Stated exercise – Everything from the first line of the data through the line with "-- (425,217) -- (404,217) -- cycle;" is to be echoed exactly, minus the pictures.

Data block –
════════════════════
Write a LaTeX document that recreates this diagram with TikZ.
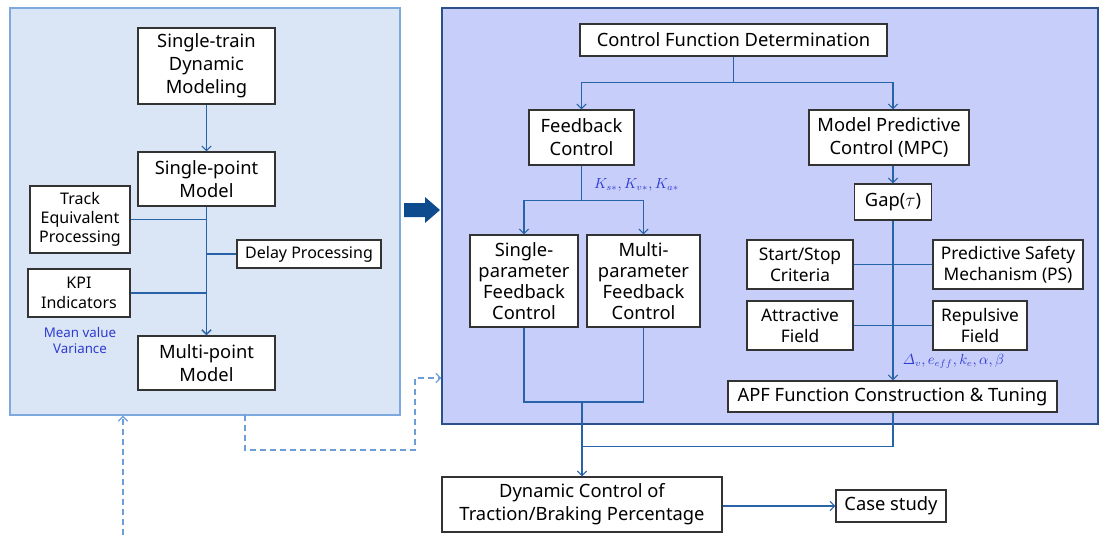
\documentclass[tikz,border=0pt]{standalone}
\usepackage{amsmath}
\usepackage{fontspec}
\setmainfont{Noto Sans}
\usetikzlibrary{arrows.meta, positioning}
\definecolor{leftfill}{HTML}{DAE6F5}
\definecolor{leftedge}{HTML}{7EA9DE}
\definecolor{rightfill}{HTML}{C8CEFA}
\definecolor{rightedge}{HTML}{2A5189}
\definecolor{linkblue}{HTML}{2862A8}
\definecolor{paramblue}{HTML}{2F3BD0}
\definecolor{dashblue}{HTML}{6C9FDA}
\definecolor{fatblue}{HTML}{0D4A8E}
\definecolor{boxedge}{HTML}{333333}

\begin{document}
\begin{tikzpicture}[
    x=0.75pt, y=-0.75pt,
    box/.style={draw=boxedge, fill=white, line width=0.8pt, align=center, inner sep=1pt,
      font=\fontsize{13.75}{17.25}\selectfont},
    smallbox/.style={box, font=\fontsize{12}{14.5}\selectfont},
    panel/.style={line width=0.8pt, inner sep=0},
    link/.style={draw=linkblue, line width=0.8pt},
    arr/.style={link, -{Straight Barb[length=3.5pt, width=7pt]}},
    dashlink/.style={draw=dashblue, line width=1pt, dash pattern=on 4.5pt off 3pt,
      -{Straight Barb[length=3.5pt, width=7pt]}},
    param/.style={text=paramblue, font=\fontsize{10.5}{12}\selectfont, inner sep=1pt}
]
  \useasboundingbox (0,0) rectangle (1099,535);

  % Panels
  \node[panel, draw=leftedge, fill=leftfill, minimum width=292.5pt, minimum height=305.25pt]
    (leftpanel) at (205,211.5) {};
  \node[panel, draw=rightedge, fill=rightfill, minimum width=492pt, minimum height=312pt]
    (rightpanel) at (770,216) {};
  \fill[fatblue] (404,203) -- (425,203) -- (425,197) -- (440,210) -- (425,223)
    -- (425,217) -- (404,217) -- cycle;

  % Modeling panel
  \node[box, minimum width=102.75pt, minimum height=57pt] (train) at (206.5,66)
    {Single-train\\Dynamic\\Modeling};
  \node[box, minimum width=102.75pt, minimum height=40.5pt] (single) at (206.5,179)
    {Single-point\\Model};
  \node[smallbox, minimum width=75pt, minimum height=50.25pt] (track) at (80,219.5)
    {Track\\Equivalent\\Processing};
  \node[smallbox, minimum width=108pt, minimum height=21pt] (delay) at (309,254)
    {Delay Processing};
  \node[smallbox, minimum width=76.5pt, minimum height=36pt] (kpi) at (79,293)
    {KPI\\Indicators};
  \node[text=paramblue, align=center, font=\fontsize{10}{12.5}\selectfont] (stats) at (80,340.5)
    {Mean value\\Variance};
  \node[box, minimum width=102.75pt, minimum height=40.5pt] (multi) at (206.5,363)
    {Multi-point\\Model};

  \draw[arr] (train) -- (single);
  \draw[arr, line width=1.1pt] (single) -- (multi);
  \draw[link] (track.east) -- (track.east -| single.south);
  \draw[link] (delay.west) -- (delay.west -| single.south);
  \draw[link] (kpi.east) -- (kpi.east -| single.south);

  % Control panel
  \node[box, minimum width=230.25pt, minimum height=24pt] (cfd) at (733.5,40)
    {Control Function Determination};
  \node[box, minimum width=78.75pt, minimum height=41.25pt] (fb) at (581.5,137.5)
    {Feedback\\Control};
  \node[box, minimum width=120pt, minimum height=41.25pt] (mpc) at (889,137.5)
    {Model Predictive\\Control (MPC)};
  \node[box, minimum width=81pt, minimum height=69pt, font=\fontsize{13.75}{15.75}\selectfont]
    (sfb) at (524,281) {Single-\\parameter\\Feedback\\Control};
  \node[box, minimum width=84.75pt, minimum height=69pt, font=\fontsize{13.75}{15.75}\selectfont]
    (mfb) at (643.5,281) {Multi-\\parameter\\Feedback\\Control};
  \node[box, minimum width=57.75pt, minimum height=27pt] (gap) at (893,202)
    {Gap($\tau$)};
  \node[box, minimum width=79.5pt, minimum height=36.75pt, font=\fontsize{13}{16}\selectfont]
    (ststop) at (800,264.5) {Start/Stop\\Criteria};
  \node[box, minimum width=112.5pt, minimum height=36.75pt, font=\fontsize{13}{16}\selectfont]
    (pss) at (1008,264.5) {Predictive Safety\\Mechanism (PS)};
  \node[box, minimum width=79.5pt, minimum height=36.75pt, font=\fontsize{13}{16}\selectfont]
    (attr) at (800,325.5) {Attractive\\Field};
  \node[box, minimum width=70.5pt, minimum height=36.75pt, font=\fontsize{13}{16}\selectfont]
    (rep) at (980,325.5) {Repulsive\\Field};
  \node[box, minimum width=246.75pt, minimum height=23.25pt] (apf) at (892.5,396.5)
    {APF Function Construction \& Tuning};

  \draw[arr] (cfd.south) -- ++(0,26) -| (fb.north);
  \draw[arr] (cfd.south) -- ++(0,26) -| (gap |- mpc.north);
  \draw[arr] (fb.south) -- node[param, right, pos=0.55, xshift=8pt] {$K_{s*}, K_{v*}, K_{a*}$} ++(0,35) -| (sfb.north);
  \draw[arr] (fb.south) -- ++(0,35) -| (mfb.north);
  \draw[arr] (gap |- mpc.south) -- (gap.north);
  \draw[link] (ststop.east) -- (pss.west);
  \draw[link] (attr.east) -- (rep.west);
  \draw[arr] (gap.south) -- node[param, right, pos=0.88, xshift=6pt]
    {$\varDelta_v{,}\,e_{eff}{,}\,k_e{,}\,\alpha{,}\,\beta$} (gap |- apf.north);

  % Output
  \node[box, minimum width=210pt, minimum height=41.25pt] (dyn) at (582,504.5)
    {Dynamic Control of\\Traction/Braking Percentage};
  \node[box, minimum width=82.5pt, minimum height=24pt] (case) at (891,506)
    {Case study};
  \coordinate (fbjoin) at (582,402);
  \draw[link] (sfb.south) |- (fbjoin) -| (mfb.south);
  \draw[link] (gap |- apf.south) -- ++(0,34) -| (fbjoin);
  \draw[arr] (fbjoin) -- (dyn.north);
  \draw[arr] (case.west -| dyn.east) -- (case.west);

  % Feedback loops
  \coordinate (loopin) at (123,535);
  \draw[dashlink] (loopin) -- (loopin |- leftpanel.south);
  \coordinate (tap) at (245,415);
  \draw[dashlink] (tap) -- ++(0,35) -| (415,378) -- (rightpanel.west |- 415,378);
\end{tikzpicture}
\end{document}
════════════════════
Solution to this task –
Write a LaTeX document that recreates this diagram with TikZ.
\documentclass[tikz,border=0pt]{standalone}
\usepackage{amsmath}
\usepackage{fontspec}
\setmainfont{Noto Sans}
\usetikzlibrary{arrows.meta, positioning}
\definecolor{leftfill}{HTML}{DAE6F5}
\definecolor{leftedge}{HTML}{7EA9DE}
\definecolor{rightfill}{HTML}{C8CEFA}
\definecolor{rightedge}{HTML}{2A5189}
\definecolor{linkblue}{HTML}{2862A8}
\definecolor{paramblue}{HTML}{2F3BD0}
\definecolor{dashblue}{HTML}{6C9FDA}
\definecolor{fatblue}{HTML}{0D4A8E}
\definecolor{boxedge}{HTML}{333333}

\begin{document}
\begin{tikzpicture}[
    x=0.75pt, y=-0.75pt,
    box/.style={draw=boxedge, fill=white, line width=0.8pt, align=center, inner sep=1pt,
      font=\fontsize{13.75}{17.25}\selectfont},
    smallbox/.style={box, font=\fontsize{12}{14.5}\selectfont},
    panel/.style={line width=0.8pt, inner sep=0},
    link/.style={draw=linkblue, line width=0.8pt},
    arr/.style={link, -{Straight Barb[length=3.5pt, width=7pt]}},
    dashlink/.style={draw=dashblue, line width=1pt, dash pattern=on 4.5pt off 3pt,
      -{Straight Barb[length=3.5pt, width=7pt]}},
    param/.style={text=paramblue, font=\fontsize{10.5}{12}\selectfont, inner sep=1pt}
]
  \useasboundingbox (0,0) rectangle (1099,535);

  % Panels
  \node[panel, draw=leftedge, fill=leftfill, minimum width=292.5pt, minimum height=305.25pt]
    (leftpanel) at (205,211.5) {};
  \node[panel, draw=rightedge, fill=rightfill, minimum width=492pt, minimum height=312pt]
    (rightpanel) at (770,216) {};
  \fill[fatblue] (404,203) -- (425,203) -- (425,197) -- (440,210) -- (425,223)
    -- (425,217) -- (404,217) -- cycle;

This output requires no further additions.